Georgia Regents University, USA
Title: Beta-arrestin1-biased beta1-adrenergic receptor signaling-mediated microRNA regulatory network: A new player in cardiac protection
Il-man Kim is an assistant professor at Georgia Regents University. He completed his Ph.D. at the University of Illinois and postdoctoral training at Duke University. He is working on multi-disciplinary research projects related to cardiac disease. Particularly he is studying G protein-coupled receptor-mediated signaling pathways. He was selected as a finalist for the American Heart Association (AHA) Katz Basic Research Prize. He has been awarded three AHA grants. He has served on the grant review committee of AHA and NIH as well as Medical Research Council in UK. He has served on the editorial board member of several cardiovascular journals.
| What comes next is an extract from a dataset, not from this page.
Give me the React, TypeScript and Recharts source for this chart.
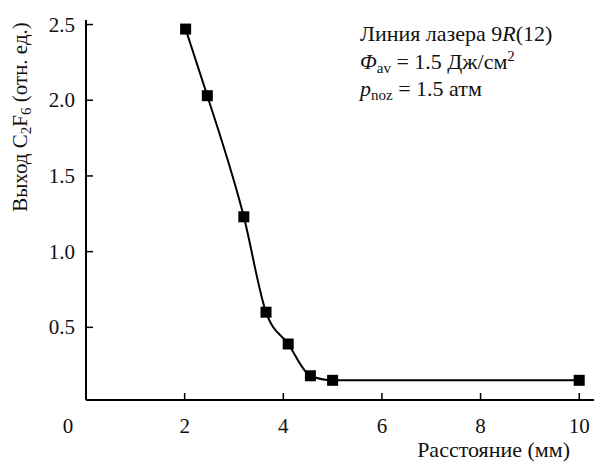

MicroRNAs (miRs) are small, non-coding RNAs that function to post-transcriptionally regulate gene expression. First transcribed as long primary miR transcripts (pri-miRs), they are enzymatically processed in the nucleus by Drosha into hairpin intermediate miRs (pre-miRs) and further processed in the cytoplasm by Dicer into mature miRs where they regulate cellular processes following activation by a variety of signals such as those stimulated by beta-adrenergic receptors (betaARs). Initially discovered to desensitize betaAR signaling, beta-arrestins are now appreciated to transduce multiple effector pathways independent of G protein-mediated second messenger accumulation, a concept known as biased signaling. We previously showed that the beta-arrestin-biased beta-blocker carvedilol activates cellular pathways in the heart. Our recent data demonstrated in human cells and mouse hearts that carvedilol upregulates a subset of mature and pre-miRs but not their pri-miRs in beta1AR-, G protein-coupled receptor kinase 5/6- and beta-arrestin1-dependent manner. Mechanistically, beta-arrestin1 regulates miR processing by forming a nuclear complex with hnRNPA1 and Drosha on pri-miRs. Loss- and gain-of-function approaches in cardiomyocytes (CMs) and in vivo mouse hearts also uncovered that beta-arrestin1-regulated miRs increased CM survival by repressing apoptotic genes. Our findings indicate a novel function for beta1AR-mediated beta-arrestin1 signaling activated by carvedilol in miR biogenesis, which may be linked, in part, to its mechanism for cell survival. These results also suggest that miR-target pairs regulated by beta-arrestin1 may exert cardio protective effects.